■ To do
Reproduce all the material exactly, minus any pictures it holds.

■ Supplied material
+ + + + +

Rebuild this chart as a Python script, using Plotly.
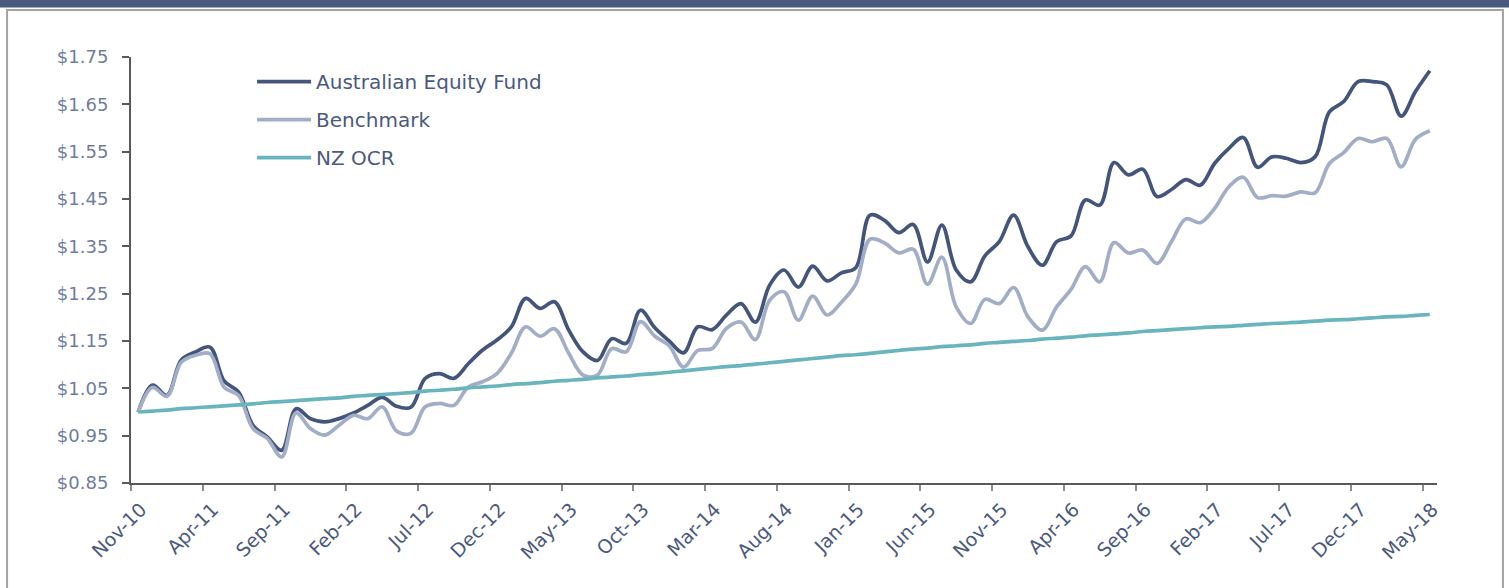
import pandas as pd
import plotly.graph_objects as go

# ---- data ----
months = [d.strftime("%b-%y") for d in pd.date_range("2010-11-01", "2018-05-01", freq="MS")]

fund = [1.000, 1.057, 1.035, 1.110, 1.127, 1.137, 1.065, 1.042, 0.972, 0.947,
        0.919, 1.007, 0.986, 0.979, 0.986, 0.998, 1.014, 1.031, 1.012, 1.010,
        1.071, 1.081, 1.071, 1.102, 1.131, 1.152, 1.180, 1.240, 1.219, 1.233,
        1.173, 1.127, 1.109, 1.155, 1.145, 1.215, 1.178, 1.150, 1.125, 1.180,
        1.174, 1.205, 1.229, 1.190, 1.268, 1.300, 1.264, 1.308, 1.277, 1.294,
        1.305, 1.416, 1.405, 1.379, 1.396, 1.317, 1.395, 1.300, 1.275, 1.330,
        1.360, 1.416, 1.349, 1.310, 1.360, 1.372, 1.448, 1.437, 1.527, 1.501,
        1.513, 1.455, 1.470, 1.491, 1.479, 1.525, 1.557, 1.580, 1.517, 1.539,
        1.536, 1.527, 1.539, 1.634, 1.656, 1.698, 1.698, 1.691, 1.625, 1.677,
        1.721]

benchmark = [1.000, 1.052, 1.033, 1.105, 1.120, 1.123, 1.052, 1.035, 0.965, 0.944,
             0.905, 0.998, 0.965, 0.951, 0.972, 0.993, 0.986, 1.011, 0.960, 0.955,
             1.011, 1.018, 1.014, 1.053, 1.064, 1.081, 1.124, 1.180, 1.160, 1.176,
             1.124, 1.078, 1.078, 1.134, 1.127, 1.191, 1.160, 1.140, 1.095, 1.130,
             1.134, 1.177, 1.190, 1.153, 1.236, 1.254, 1.194, 1.245, 1.205, 1.232,
             1.270, 1.365, 1.357, 1.336, 1.344, 1.270, 1.327, 1.222, 1.187, 1.238,
             1.229, 1.263, 1.201, 1.173, 1.222, 1.259, 1.307, 1.275, 1.358, 1.336,
             1.342, 1.314, 1.360, 1.408, 1.400, 1.430, 1.476, 1.496, 1.453, 1.457,
             1.456, 1.465, 1.463, 1.525, 1.548, 1.578, 1.571, 1.578, 1.518, 1.576,
             1.594]

nz_ocr = [1.000, 1.002, 1.004, 1.007, 1.009, 1.011, 1.013, 1.015, 1.017, 1.020,
          1.022, 1.024, 1.026, 1.028, 1.030, 1.033, 1.035, 1.037, 1.039, 1.041,
          1.044, 1.046, 1.048, 1.051, 1.053, 1.055, 1.058, 1.060, 1.062, 1.065,
          1.067, 1.069, 1.072, 1.074, 1.076, 1.079, 1.081, 1.084, 1.087, 1.090,
          1.093, 1.096, 1.098, 1.101, 1.104, 1.107, 1.110, 1.113, 1.116, 1.119,
          1.121, 1.124, 1.127, 1.130, 1.133, 1.135, 1.138, 1.140, 1.142, 1.145,
          1.147, 1.149, 1.151, 1.154, 1.156, 1.158, 1.161, 1.163, 1.165, 1.167,
          1.170, 1.172, 1.174, 1.176, 1.178, 1.180, 1.181, 1.183, 1.185, 1.187,
          1.188, 1.190, 1.192, 1.194, 1.195, 1.197, 1.199, 1.201, 1.202, 1.204,
          1.206]

y_ticks = [0.85, 0.95, 1.05, 1.15, 1.25, 1.35, 1.45, 1.55, 1.65, 1.75]
y_tick_labels = ["$%.2f" % v for v in y_ticks]

# ---- styling ----
FONT = "DejaVu Sans"
C_FUND = "#44557b"
C_BENCH = "#a2adc6"
C_OCR = "#6ab4be"
C_TEXT = "#4a5a7e"
C_YTEXT = "#6f7d9d"

x = list(range(len(months)))
tick_idx = list(range(0, len(months), 5))

fig = go.Figure()
for name, vals, col, grp in [("Australian Equity Fund", fund, C_FUND, "a"),
                             ("Benchmark", benchmark, C_BENCH, "b"),
                             ("NZ OCR", nz_ocr, C_OCR, "c")]:
    fig.add_trace(go.Scatter(
        x=x, y=vals, name=name, mode="lines", legendgroup=grp,
        line=dict(color=col, width=3.7, shape="spline", smoothing=1),
        customdata=months, hovertemplate="%{customdata}: %{y:.3f}<extra>" + name + "</extra>",
    ))

fig.update_layout(
    width=1509, height=588,
    margin=dict(l=131, r=72, t=57, b=105),
    paper_bgcolor="white", plot_bgcolor="white",
    font=dict(family=FONT, size=18, color=C_TEXT),
    showlegend=True,
    legend=dict(x=0.0927, y=0.988, xanchor="left", yanchor="top",
                bgcolor="rgba(0,0,0,0)", font=dict(family=FONT, size=20, color=C_TEXT),
                tracegroupgap=9, itemwidth=54),
    shapes=[
        dict(type="rect", xref="paper", yref="paper",
             x0=-0.0949, x1=1.0505, y0=-0.30, y1=1.1104,
             line=dict(color="#a3a3a3", width=2), fillcolor="rgba(0,0,0,0)", layer="below"),
        dict(type="rect", xref="paper", yref="paper",
             x0=-0.11, x1=1.06, y0=1.116, y1=1.2,
             line=dict(width=0), fillcolor="#4a5a7c", layer="below"),
    ],
)

fig.update_xaxes(
    range=[-0.5, len(months) - 0.5],
    tickvals=[i - 0.5 for i in tick_idx],
    ticktext=[months[i] for i in tick_idx],
    tickangle=-45,
    showgrid=False, zeroline=False,
    showline=True, linecolor="#595959", linewidth=2,
    ticks="outside", ticklen=6, tickcolor="#8c8c8c", tickwidth=1.5,
    tickfont=dict(family=FONT, size=19, color=C_TEXT),
    ticklabelshift=10,
)
fig.update_yaxes(
    range=[0.85, 1.75],
    tickvals=y_ticks, ticktext=y_tick_labels,
    showgrid=False, zeroline=False,
    showline=True, linecolor="#595959", linewidth=2,
    ticks="outside", ticklen=7, tickcolor="#595959", tickwidth=1.5,
    tickfont=dict(family=FONT, size=18, color=C_YTEXT),
    ticklabelstandoff=10,
)

fig.write_html("out.html", config={"displayModeBar": False},
               post_script="document.body.style.margin='0';document.body.style.overflow='hidden';")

+ + + + +

■ Complete response
Rebuild this chart as a Python script, using Plotly.
import pandas as pd
import plotly.graph_objects as go

# ---- data ----
months = [d.strftime("%b-%y") for d in pd.date_range("2010-11-01", "2018-05-01", freq="MS")]

fund = [1.000, 1.057, 1.035, 1.110, 1.127, 1.137, 1.065, 1.042, 0.972, 0.947,
        0.919, 1.007, 0.986, 0.979, 0.986, 0.998, 1.014, 1.031, 1.012, 1.010,
        1.071, 1.081, 1.071, 1.102, 1.131, 1.152, 1.180, 1.240, 1.219, 1.233,
        1.173, 1.127, 1.109, 1.155, 1.145, 1.215, 1.178, 1.150, 1.125, 1.180,
        1.174, 1.205, 1.229, 1.190, 1.268, 1.300, 1.264, 1.308, 1.277, 1.294,
        1.305, 1.416, 1.405, 1.379, 1.396, 1.317, 1.395, 1.300, 1.275, 1.330,
        1.360, 1.416, 1.349, 1.310, 1.360, 1.372, 1.448, 1.437, 1.527, 1.501,
        1.513, 1.455, 1.470, 1.491, 1.479, 1.525, 1.557, 1.580, 1.517, 1.539,
        1.536, 1.527, 1.539, 1.634, 1.656, 1.698, 1.698, 1.691, 1.625, 1.677,
        1.721]

benchmark = [1.000, 1.052, 1.033, 1.105, 1.120, 1.123, 1.052, 1.035, 0.965, 0.944,
             0.905, 0.998, 0.965, 0.951, 0.972, 0.993, 0.986, 1.011, 0.960, 0.955,
             1.011, 1.018, 1.014, 1.053, 1.064, 1.081, 1.124, 1.180, 1.160, 1.176,
             1.124, 1.078, 1.078, 1.134, 1.127, 1.191, 1.160, 1.140, 1.095, 1.130,
             1.134, 1.177, 1.190, 1.153, 1.236, 1.254, 1.194, 1.245, 1.205, 1.232,
             1.270, 1.365, 1.357, 1.336, 1.344, 1.270, 1.327, 1.222, 1.187, 1.238,
             1.229, 1.263, 1.201, 1.173, 1.222, 1.259, 1.307, 1.275, 1.358, 1.336,
             1.342, 1.314, 1.360, 1.408, 1.400, 1.430, 1.476, 1.496, 1.453, 1.457,
             1.456, 1.465, 1.463, 1.525, 1.548, 1.578, 1.571, 1.578, 1.518, 1.576,
             1.594]

nz_ocr = [1.000, 1.002, 1.004, 1.007, 1.009, 1.011, 1.013, 1.015, 1.017, 1.020,
          1.022, 1.024, 1.026, 1.028, 1.030, 1.033, 1.035, 1.037, 1.039, 1.041,
          1.044, 1.046, 1.048, 1.051, 1.053, 1.055, 1.058, 1.060, 1.062, 1.065,
          1.067, 1.069, 1.072, 1.074, 1.076, 1.079, 1.081, 1.084, 1.087, 1.090,
          1.093, 1.096, 1.098, 1.101, 1.104, 1.107, 1.110, 1.113, 1.116, 1.119,
          1.121, 1.124, 1.127, 1.130, 1.133, 1.135, 1.138, 1.140, 1.142, 1.145,
          1.147, 1.149, 1.151, 1.154, 1.156, 1.158, 1.161, 1.163, 1.165, 1.167,
          1.170, 1.172, 1.174, 1.176, 1.178, 1.180, 1.181, 1.183, 1.185, 1.187,
          1.188, 1.190, 1.192, 1.194, 1.195, 1.197, 1.199, 1.201, 1.202, 1.204,
          1.206]

y_ticks = [0.85, 0.95, 1.05, 1.15, 1.25, 1.35, 1.45, 1.55, 1.65, 1.75]
y_tick_labels = ["$%.2f" % v for v in y_ticks]

# ---- styling ----
FONT = "DejaVu Sans"
C_FUND = "#44557b"
C_BENCH = "#a2adc6"
C_OCR = "#6ab4be"
C_TEXT = "#4a5a7e"
C_YTEXT = "#6f7d9d"

x = list(range(len(months)))
tick_idx = list(range(0, len(months), 5))

fig = go.Figure()
for name, vals, col, grp in [("Australian Equity Fund", fund, C_FUND, "a"),
                             ("Benchmark", benchmark, C_BENCH, "b"),
                             ("NZ OCR", nz_ocr, C_OCR, "c")]:
    fig.add_trace(go.Scatter(
        x=x, y=vals, name=name, mode="lines", legendgroup=grp,
        line=dict(color=col, width=3.7, shape="spline", smoothing=1),
        customdata=months, hovertemplate="%{customdata}: %{y:.3f}<extra>" + name + "</extra>",
    ))

fig.update_layout(
    width=1509, height=588,
    margin=dict(l=131, r=72, t=57, b=105),
    paper_bgcolor="white", plot_bgcolor="white",
    font=dict(family=FONT, size=18, color=C_TEXT),
    showlegend=True,
    legend=dict(x=0.0927, y=0.988, xanchor="left", yanchor="top",
                bgcolor="rgba(0,0,0,0)", font=dict(family=FONT, size=20, color=C_TEXT),
                tracegroupgap=9, itemwidth=54),
    shapes=[
        dict(type="rect", xref="paper", yref="paper",
             x0=-0.0949, x1=1.0505, y0=-0.30, y1=1.1104,
             line=dict(color="#a3a3a3", width=2), fillcolor="rgba(0,0,0,0)", layer="below"),
        dict(type="rect", xref="paper", yref="paper",
             x0=-0.11, x1=1.06, y0=1.116, y1=1.2,
             line=dict(width=0), fillcolor="#4a5a7c", layer="below"),
    ],
)

fig.update_xaxes(
    range=[-0.5, len(months) - 0.5],
    tickvals=[i - 0.5 for i in tick_idx],
    ticktext=[months[i] for i in tick_idx],
    tickangle=-45,
    showgrid=False, zeroline=False,
    showline=True, linecolor="#595959", linewidth=2,
    ticks="outside", ticklen=6, tickcolor="#8c8c8c", tickwidth=1.5,
    tickfont=dict(family=FONT, size=19, color=C_TEXT),
    ticklabelshift=10,
)
fig.update_yaxes(
    range=[0.85, 1.75],
    tickvals=y_ticks, ticktext=y_tick_labels,
    showgrid=False, zeroline=False,
    showline=True, linecolor="#595959", linewidth=2,
    ticks="outside", ticklen=7, tickcolor="#595959", tickwidth=1.5,
    tickfont=dict(family=FONT, size=18, color=C_YTEXT),
    ticklabelstandoff=10,
)

fig.write_html("out.html", config={"displayModeBar": False},
               post_script="document.body.style.margin='0';document.body.style.overflow='hidden';")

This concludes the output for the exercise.